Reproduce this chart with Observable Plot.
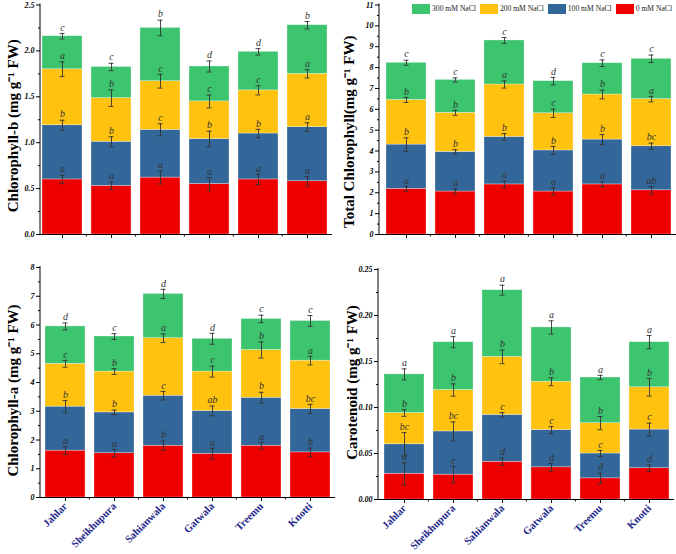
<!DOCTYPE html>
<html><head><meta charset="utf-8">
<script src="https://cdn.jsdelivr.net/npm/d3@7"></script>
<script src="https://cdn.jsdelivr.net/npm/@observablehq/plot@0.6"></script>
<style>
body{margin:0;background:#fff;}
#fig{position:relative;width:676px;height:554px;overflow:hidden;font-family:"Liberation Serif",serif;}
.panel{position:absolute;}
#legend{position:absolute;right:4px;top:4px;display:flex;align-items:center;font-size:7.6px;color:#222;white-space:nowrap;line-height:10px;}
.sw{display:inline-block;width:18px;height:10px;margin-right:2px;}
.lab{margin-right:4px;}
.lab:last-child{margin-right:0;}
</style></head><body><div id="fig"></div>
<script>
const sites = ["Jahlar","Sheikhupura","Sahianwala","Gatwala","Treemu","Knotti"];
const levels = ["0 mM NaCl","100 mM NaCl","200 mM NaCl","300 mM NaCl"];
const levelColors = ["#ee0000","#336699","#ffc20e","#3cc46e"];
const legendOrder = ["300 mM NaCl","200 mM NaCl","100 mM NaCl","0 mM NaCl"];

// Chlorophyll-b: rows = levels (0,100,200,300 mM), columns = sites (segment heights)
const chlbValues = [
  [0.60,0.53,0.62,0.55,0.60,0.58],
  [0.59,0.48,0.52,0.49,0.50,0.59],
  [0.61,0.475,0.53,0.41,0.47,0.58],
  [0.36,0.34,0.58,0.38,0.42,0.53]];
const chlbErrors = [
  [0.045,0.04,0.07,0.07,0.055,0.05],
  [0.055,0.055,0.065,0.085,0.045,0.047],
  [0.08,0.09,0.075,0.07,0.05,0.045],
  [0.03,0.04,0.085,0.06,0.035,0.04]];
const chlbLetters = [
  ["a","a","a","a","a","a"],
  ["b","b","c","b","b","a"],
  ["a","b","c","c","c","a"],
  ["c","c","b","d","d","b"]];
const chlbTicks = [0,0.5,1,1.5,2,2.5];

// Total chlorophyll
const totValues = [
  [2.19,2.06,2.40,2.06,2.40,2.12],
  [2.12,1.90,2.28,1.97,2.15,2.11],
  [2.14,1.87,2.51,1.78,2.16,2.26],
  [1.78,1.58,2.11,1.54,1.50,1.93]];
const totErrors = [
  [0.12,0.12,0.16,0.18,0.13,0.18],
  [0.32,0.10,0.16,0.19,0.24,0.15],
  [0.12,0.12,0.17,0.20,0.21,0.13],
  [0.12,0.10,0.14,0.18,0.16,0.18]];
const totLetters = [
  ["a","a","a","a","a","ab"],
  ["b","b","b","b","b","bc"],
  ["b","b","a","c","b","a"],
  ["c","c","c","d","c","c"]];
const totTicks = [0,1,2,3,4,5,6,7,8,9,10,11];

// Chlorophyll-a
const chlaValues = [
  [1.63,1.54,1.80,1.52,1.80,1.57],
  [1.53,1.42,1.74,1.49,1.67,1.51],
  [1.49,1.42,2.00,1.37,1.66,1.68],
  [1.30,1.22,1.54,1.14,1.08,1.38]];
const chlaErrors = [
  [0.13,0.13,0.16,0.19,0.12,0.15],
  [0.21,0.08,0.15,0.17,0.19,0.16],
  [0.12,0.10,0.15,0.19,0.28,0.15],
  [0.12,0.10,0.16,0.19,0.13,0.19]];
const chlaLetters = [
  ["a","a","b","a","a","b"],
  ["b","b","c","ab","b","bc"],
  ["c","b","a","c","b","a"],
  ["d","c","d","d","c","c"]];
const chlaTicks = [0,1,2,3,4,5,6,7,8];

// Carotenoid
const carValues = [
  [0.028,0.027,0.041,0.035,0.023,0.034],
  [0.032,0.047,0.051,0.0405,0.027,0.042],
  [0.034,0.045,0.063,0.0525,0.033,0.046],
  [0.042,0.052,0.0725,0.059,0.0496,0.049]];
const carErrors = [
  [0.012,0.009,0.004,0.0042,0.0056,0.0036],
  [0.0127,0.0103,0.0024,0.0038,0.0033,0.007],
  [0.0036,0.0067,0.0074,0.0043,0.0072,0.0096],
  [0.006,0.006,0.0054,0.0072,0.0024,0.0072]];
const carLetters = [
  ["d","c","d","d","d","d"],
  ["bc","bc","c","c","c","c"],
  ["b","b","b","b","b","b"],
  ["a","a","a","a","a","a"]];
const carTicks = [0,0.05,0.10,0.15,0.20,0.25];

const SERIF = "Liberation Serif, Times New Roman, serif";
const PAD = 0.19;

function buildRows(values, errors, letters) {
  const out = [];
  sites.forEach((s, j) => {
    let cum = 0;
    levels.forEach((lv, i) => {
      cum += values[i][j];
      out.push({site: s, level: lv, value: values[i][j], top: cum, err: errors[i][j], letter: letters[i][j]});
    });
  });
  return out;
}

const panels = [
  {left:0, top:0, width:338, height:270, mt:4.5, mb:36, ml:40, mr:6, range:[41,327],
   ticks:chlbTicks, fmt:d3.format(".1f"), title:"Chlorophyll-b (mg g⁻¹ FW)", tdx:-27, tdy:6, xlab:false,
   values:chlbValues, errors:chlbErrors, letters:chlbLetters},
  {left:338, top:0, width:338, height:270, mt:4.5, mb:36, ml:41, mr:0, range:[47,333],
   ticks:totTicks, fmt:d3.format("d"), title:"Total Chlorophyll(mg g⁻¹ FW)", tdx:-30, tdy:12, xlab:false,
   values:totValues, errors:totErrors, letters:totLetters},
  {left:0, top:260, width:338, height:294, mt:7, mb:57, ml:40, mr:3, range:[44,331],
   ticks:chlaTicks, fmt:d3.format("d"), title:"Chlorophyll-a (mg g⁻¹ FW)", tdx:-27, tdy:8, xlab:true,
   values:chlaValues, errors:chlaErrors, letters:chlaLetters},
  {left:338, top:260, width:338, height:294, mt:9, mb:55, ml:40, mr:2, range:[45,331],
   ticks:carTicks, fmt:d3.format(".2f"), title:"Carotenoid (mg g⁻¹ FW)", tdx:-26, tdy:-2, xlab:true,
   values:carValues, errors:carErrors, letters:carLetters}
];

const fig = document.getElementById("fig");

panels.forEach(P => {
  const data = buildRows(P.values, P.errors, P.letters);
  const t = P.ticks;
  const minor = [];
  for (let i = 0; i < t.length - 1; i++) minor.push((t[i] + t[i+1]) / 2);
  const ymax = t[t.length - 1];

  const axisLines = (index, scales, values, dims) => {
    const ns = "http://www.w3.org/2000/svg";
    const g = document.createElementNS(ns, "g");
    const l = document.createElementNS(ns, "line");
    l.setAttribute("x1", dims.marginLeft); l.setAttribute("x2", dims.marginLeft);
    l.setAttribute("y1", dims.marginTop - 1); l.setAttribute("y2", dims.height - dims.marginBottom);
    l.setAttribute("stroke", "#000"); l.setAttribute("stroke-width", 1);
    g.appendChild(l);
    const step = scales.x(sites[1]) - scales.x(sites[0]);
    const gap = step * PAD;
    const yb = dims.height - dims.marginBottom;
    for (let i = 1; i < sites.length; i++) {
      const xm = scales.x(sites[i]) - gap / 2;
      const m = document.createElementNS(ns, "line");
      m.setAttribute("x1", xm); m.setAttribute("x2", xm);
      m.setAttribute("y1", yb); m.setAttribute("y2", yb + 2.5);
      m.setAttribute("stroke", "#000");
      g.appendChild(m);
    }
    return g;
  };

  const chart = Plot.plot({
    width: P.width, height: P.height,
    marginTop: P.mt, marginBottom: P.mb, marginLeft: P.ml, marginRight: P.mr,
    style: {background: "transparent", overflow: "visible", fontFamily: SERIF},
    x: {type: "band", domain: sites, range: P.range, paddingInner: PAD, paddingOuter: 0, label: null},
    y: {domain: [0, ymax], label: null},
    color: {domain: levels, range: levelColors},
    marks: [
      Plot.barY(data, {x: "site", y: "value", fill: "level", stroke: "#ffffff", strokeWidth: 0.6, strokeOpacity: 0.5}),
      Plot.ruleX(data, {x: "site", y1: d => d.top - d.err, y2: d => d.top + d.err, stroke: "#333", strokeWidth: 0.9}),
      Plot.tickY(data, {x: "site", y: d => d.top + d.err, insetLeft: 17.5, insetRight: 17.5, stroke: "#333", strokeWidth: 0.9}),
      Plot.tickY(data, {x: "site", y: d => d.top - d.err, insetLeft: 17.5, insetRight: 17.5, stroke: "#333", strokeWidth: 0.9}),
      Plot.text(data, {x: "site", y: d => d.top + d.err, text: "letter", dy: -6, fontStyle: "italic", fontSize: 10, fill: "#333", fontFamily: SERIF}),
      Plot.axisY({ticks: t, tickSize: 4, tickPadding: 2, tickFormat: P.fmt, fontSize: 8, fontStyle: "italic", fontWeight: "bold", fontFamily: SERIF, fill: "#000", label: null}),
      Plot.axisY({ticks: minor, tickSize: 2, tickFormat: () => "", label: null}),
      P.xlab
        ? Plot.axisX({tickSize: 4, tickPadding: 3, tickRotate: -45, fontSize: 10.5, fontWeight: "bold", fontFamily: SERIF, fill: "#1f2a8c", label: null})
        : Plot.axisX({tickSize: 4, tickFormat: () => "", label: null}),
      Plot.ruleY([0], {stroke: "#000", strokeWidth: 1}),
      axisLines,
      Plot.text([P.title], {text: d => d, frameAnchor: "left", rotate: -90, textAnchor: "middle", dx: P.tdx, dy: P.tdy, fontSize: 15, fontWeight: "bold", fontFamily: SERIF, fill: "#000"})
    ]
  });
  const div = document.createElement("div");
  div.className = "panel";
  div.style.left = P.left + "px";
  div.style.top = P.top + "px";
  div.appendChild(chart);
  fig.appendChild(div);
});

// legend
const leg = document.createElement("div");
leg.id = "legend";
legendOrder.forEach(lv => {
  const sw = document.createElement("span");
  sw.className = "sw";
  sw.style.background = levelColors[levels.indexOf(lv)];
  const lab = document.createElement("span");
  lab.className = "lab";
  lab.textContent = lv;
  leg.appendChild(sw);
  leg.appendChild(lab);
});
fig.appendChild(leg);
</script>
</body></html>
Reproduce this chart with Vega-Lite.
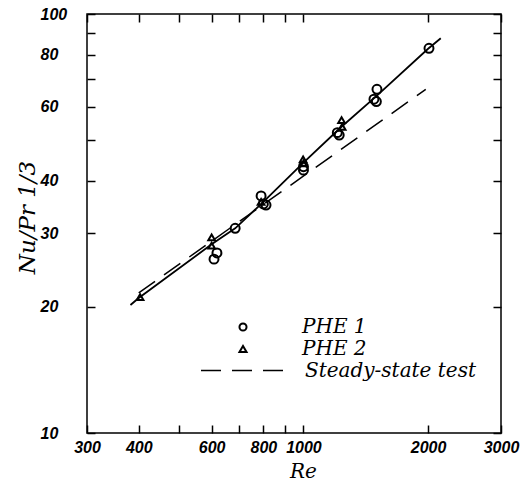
▬▬▬▬▬▬
## Task statement
Transcribe exactly, with no pictures, the lines running from the first line of the material through the line holding "const chlbTicks = [0,0.5,1,1.5,2,2.5];".

## Response to the exercise
Reproduce this chart with Observable Plot.
<!DOCTYPE html>
<html><head><meta charset="utf-8">
<script src="https://cdn.jsdelivr.net/npm/d3@7"></script>
<script src="https://cdn.jsdelivr.net/npm/@observablehq/plot@0.6"></script>
<style>
body{margin:0;background:#fff;}
#fig{position:relative;width:676px;height:554px;overflow:hidden;font-family:"Liberation Serif",serif;}
.panel{position:absolute;}
#legend{position:absolute;right:4px;top:4px;display:flex;align-items:center;font-size:7.6px;color:#222;white-space:nowrap;line-height:10px;}
.sw{display:inline-block;width:18px;height:10px;margin-right:2px;}
.lab{margin-right:4px;}
.lab:last-child{margin-right:0;}
</style></head><body><div id="fig"></div>
<script>
const sites = ["Jahlar","Sheikhupura","Sahianwala","Gatwala","Treemu","Knotti"];
const levels = ["0 mM NaCl","100 mM NaCl","200 mM NaCl","300 mM NaCl"];
const levelColors = ["#ee0000","#336699","#ffc20e","#3cc46e"];
const legendOrder = ["300 mM NaCl","200 mM NaCl","100 mM NaCl","0 mM NaCl"];

// Chlorophyll-b: rows = levels (0,100,200,300 mM), columns = sites (segment heights)
const chlbValues = [
  [0.60,0.53,0.62,0.55,0.60,0.58],
  [0.59,0.48,0.52,0.49,0.50,0.59],
  [0.61,0.475,0.53,0.41,0.47,0.58],
  [0.36,0.34,0.58,0.38,0.42,0.53]];
const chlbErrors = [
  [0.045,0.04,0.07,0.07,0.055,0.05],
  [0.055,0.055,0.065,0.085,0.045,0.047],
  [0.08,0.09,0.075,0.07,0.05,0.045],
  [0.03,0.04,0.085,0.06,0.035,0.04]];
const chlbLetters = [
  ["a","a","a","a","a","a"],
  ["b","b","c","b","b","a"],
  ["a","b","c","c","c","a"],
  ["c","c","b","d","d","b"]];
const chlbTicks = [0,0.5,1,1.5,2,2.5];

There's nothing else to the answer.